Here's some info on Mr Ashley (from the recent proxy):
On August 12, 1996, the Company entered into a Consulting and Separation Agreement with former president and chief executive officer Mr. Joseph Ashley, whose employment with the Company terminated as of that date. Under the terms of the agreement, Mr. Ashley is to provide two years of consulting services to the Company, until August 11, 1998, in return for which he will be paid at an annual rate of $107,500 (approximately 50% of his current gross salary at termination). In addition, the Company agreed to pay Mr. Ashley for a period of up to eighteen months after his termination the cost of any health insurance benefits which he elects to continue for himself and his spouse. The stock option granted to Mr. Ashley on January 26, 1995, to purchase 150,000 shares of ProCyte Common Stock at $2.94 per share shall continue to vest and be exercisable during the term of Mr. Ashley's consulting services to the Company. Mr. Ashley was not compensated for his continuing service as the chairman of the Board of Directors in 1996, nor is he eligible to receive a retainer fee as a director. ______ In other words he's the ex-CEO who they kept on as chairman and consultant. Incidentally he's 69 years old. As of the date of the proxy (March 97) he held some 420,000 shares (excluding 100,000 underwater options), which means he has about 300,000 left.

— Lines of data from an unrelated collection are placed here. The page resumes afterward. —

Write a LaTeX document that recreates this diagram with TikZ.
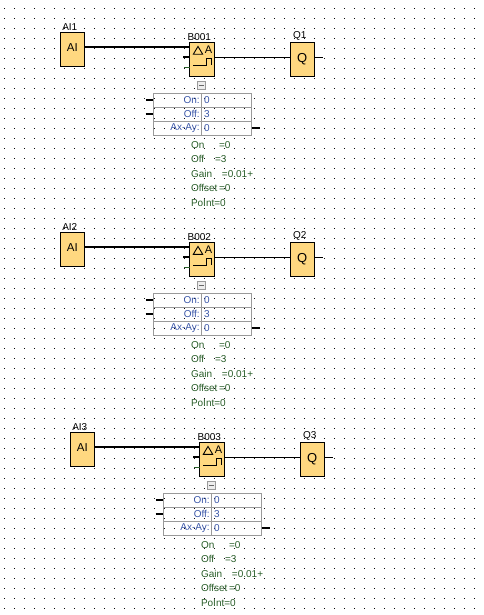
\documentclass[tikz,border=0pt]{standalone}
\usepackage{fontspec}
\setmainfont{Liberation Sans}
\usetikzlibrary{positioning}
\definecolor{blockfill}{HTML}{FFD880}
\definecolor{cellblue}{HTML}{3A56A8}
\definecolor{pargreen}{HTML}{2A5E2A}
\definecolor{cellgray}{HTML}{9A9A9A}

\begin{document}
\begin{tikzpicture}[x=1pt,y=-1pt]
	\tikzstyle{main}=[rectangle, draw=black, thick, fill=blockfill, minimum width=24.5pt, minimum height=34.5pt, inner sep=0pt, outer sep=0pt, font=\fontsize{13}{13}\selectfont]
	\tikzstyle{tag}=[font=\fontsize{10}{10}\selectfont, inner sep=0pt, xshift=-2.5pt, label distance=1.5pt]
	\tikzstyle{thickwire}=[line width=2pt]
	\tikzstyle{thinwire}=[line width=0.9pt]
	\tikzstyle{cellname}=[rectangle, draw=cellgray, thick, text=cellblue, minimum width=48.4pt, minimum height=14pt, text width=44.4pt, inner xsep=2pt, inner ysep=0pt, outer sep=0pt, align=right, font=\fontsize{10}{10}\selectfont]
	\tikzstyle{cellvalue}=[rectangle, draw=cellgray, thick, text=cellblue, minimum width=50pt, minimum height=14pt, text width=45pt, inner xsep=2.5pt, inner ysep=0pt, outer sep=0pt, align=left, font=\fontsize{10}{10}\selectfont]
	\tikzstyle{par}=[text=pargreen, text width=70pt, minimum height=14pt, inner sep=0pt, align=left, font=\fontsize{10}{10}\selectfont]
	\useasboundingbox (0,0) rectangle (483,615);
	\fill[white] (0,0) rectangle (483,615);
	% grid
	\foreach \x in {4,14,...,474}
		\foreach \y in {8,18,...,608}
			\fill[black] (\x,\y) rectangle +(1,1);

	\foreach \n/\dx/\dy in {1/0/0, 2/0/200, 3/10/400} {
	\begin{scope}[shift={(\dx,\dy)}]
	  \node[main] (ai\n) at (72.3,49.4) [label={[tag]above:AI\n}] {\raisebox{3pt}{\fontsize{11.5}{11.5}\selectfont AI}};
	  \node[main] (b\n) [right=105pt of ai\n, yshift=-10pt, label={[tag]above:B00\n}] {};
	  \node[main] (q\n) [right=76pt of b\n, label={[tag]above:Q\n}] {\raisebox{3pt}{Q}};
	  \node[rectangle, draw=cellgray, thick, fill=black!7, minimum size=8pt, inner sep=0pt] (fold\n) [below=4pt of b\n] {};
	  \node[cellname] (on\n) at (177.5,100.2) {On:};
	  \node[cellvalue] (onv\n) [right=0pt of on\n] {0};
	  \node[cellname] (off\n) [below=0pt of on\n] {Off:};
	  \node[cellvalue] (offv\n) [right=0pt of off\n] {3};
	  \node[cellname] (ax\n) [below=0pt of off\n] {Ax-Ay:};
	  \node[cellvalue] (axv\n) [right=0pt of ax\n] {0};
	  \node[par] (pon\n) at (226,145) {\makebox[28pt][l]{On}=0};
	  \node[par] (poff\n) [below=0pt of pon\n] {\makebox[24pt][l]{Off}=3};
	  \node[par] (pgain\n) [below=0pt of poff\n] {\makebox[31pt][l]{Gain}=0.01+};
	  \node[par] (pset\n) [below=0pt of pgain\n] {\makebox[28pt][l]{Offset}=0};
	  \node[par] (pnt\n) [below=0pt of pset\n] {PoInt=0};

	  \coordinate (in\n) at (190,46.7);
	  \coordinate (mid\n) at (183,57.3);
	  \coordinate (low\n) at (184,67);
	  \coordinate (out\n) at (215,57.3);
	  \coordinate (end\n) at (323,57.3);
	  \coordinate (ons\n) at (145.5,100.2);
	  \coordinate (ofs\n) at (145.5,114.2);
	  \coordinate (axs\n) at (259.5,128.2);

	  \draw[thickwire] (ai\n.east |- in\n) -- (in\n);
	  \draw[thickwire] (mid\n) -- (mid\n -| b\n.west);
	  \draw[thinwire, pargreen] (low\n) -- (low\n -| b\n.west);
	  \draw[thinwire] (out\n) -- (out\n -| q\n.west);
	  \draw[thinwire] (q\n.east |- end\n) -- (end\n);
	  \draw[thickwire] (ons\n) -- (on\n);
	  \draw[thickwire] (ofs\n) -- (off\n);
	  \draw[thickwire] (axv\n) -- (axs\n);

	  % symbol in the block
	  \draw[thinwire] (193.3,54.3) -- (198,46.4) -- (202.7,54.3) -- cycle;
	  \node[font=\fontsize{11}{11}\selectfont, inner sep=0pt] (amp\n) at (208.5,50) {A};
	  \draw[thinwire] (193,65) -- (206.7,65) -- (206.7,58) -- (211,58) -- (211,65);
	  \draw[thinwire, black!60] (fold\n.west) ++(1.5,0) -- ++(5,0);
	\end{scope}
	}
\end{tikzpicture}
\end{document}
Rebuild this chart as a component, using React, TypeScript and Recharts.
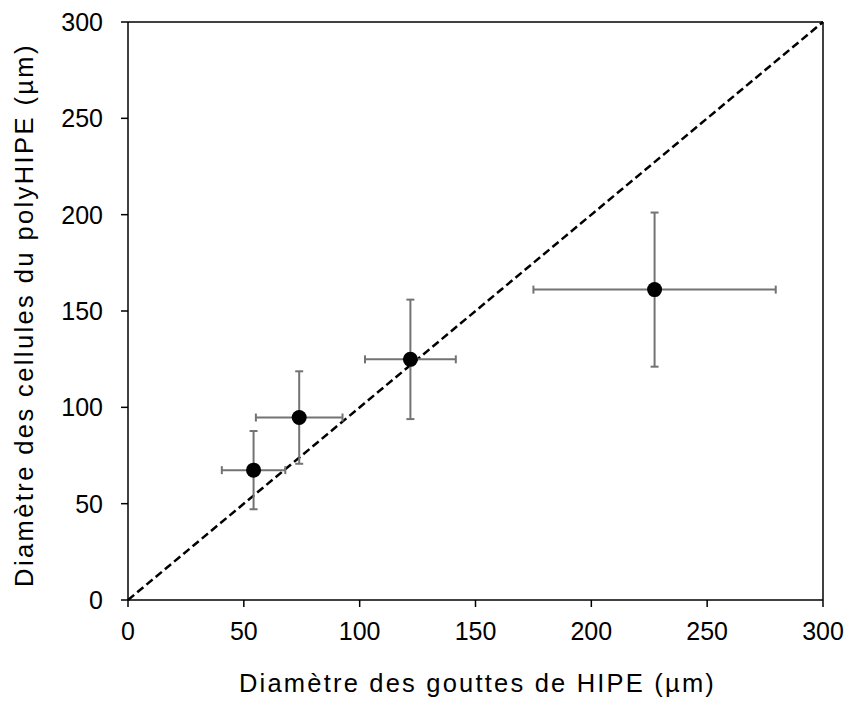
import React from "react";
import {
  ScatterChart,
  Scatter,
  XAxis,
  YAxis,
  ErrorBar,
  ReferenceLine,
  Label,
} from "recharts";

const dropDiameter = [54.2, 73.9, 121.9, 227.3];
const cellDiameter = [67.4, 94.7, 124.9, 161.1];
const dropError = [13.7, 18.7, 19.6, 52.3];
const cellError = [20.3, 24.0, 31.0, 40.0];
const axisTicks = [0, 50, 100, 150, 200, 250, 300];
const xTitle = "Diamètre des gouttes de HIPE (µm)";
const yTitle = "Diamètre des cellules du polyHIPE (µm)";

const data = dropDiameter.map((x, i) => ({
  x,
  y: cellDiameter[i],
  ex: dropError[i],
  ey: cellError[i],
}));

const FONT = "'Liberation Sans', Arial, sans-serif";
const TICK_SIZE = 25;
const TITLE_SIZE = 25.5;

const XTick = (props: any) => {
  const { x, y, payload } = props;
  return (
    <text
      x={x}
      y={y + 33}
      textAnchor="middle"
      fontFamily={FONT}
      fontSize={TICK_SIZE}
      fill="#000"
    >
      {payload.value}
    </text>
  );
};

const YTick = (props: any) => {
  const { x, y, payload } = props;
  return (
    <text
      x={x - 18}
      y={y + 9}
      textAnchor="end"
      fontFamily={FONT}
      fontSize={TICK_SIZE}
      fill="#000"
    >
      {payload.value}
    </text>
  );
};

const XTitle = (props: any) => {
  const vb = props.viewBox;
  const cx = vb.x + vb.width / 2 + 2;
  const by = vb.y + 92;
  return (
    <text
      x={cx}
      y={by}
      textAnchor="middle"
      fontFamily={FONT}
      fontSize={TITLE_SIZE}
      letterSpacing={2.2}
      fill="#000"
    >
      {xTitle}
    </text>
  );
};

const YTitle = (props: any) => {
  const vb = props.viewBox;
  const cy = vb.y + vb.height / 2 + 4;
  const bx = 33;
  return (
    <text
      transform={`translate(${bx},${cy}) rotate(-90)`}
      textAnchor="middle"
      fontFamily={FONT}
      fontSize={TITLE_SIZE}
      letterSpacing={2.4}
      fill="#000"
    >
      {yTitle}
    </text>
  );
};

const Dot = (props: any) => {
  const { cx, cy } = props;
  return <circle cx={cx} cy={cy} r={7.5} fill="#000" />;
};

export default function App() {
  return (
    <div style={{ position: "absolute", left: 0, top: 0, background: "#fff" }}>
      <ScatterChart
        width={845}
        height={701}
        margin={{ top: 22, right: 22, bottom: 0, left: 0 }}
      >
        <XAxis
          type="number"
          dataKey="x"
          domain={[0, 300]}
          ticks={axisTicks}
          height={101}
          tickSize={7}
          tickMargin={0}
          stroke="#000"
          strokeWidth={1.5}
          tickLine={{ stroke: "#000", strokeWidth: 1.5 }}
          tick={<XTick />}
          allowDataOverflow
        >
          <Label content={<XTitle />} position="bottom" />
        </XAxis>
        <YAxis
          type="number"
          dataKey="y"
          domain={[0, 300]}
          ticks={axisTicks}
          width={128}
          tickSize={7}
          tickMargin={0}
          stroke="#000"
          strokeWidth={1.5}
          tickLine={{ stroke: "#000", strokeWidth: 1.5 }}
          tick={<YTick />}
          allowDataOverflow
        >
          <Label content={<YTitle />} position="left" />
        </YAxis>
        <ReferenceLine y={300} stroke="#000" strokeWidth={1.5} />
        <ReferenceLine x={300} stroke="#000" strokeWidth={1.5} />
        <ReferenceLine
          segment={[
            { x: 0, y: 0 },
            { x: 300, y: 300 },
          ]}
          stroke="#000"
          strokeWidth={2.5}
          strokeDasharray="8 4"
        />
        <Scatter data={data} shape={<Dot />} isAnimationActive={false}>
          <ErrorBar
            dataKey="ex"
            direction="x"
            width={4}
            stroke="#737373"
            strokeWidth={2}
            isAnimationActive={false}
          />
          <ErrorBar
            dataKey="ey"
            direction="y"
            width={4}
            stroke="#737373"
            strokeWidth={2}
            isAnimationActive={false}
          />
        </Scatter>
      </ScatterChart>
    </div>
  );
}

In summary, while it's always embarrassing for your chairman to be slowly dumping his stock, I think this guy can best be characterised as an ex-insider, who may well be selling for personal reasons or because he's mad at the way he's been treated. I don't think it necessarily says much about the long-term prospects for the company, and it explains the weakness in the stock.
I personally think this stock is a buy at these levels. I think Graftcyte was a very clever idea, much easier to market than a generalised wound-care product, and potentially nearly enough on its own to get the company near break-even levels.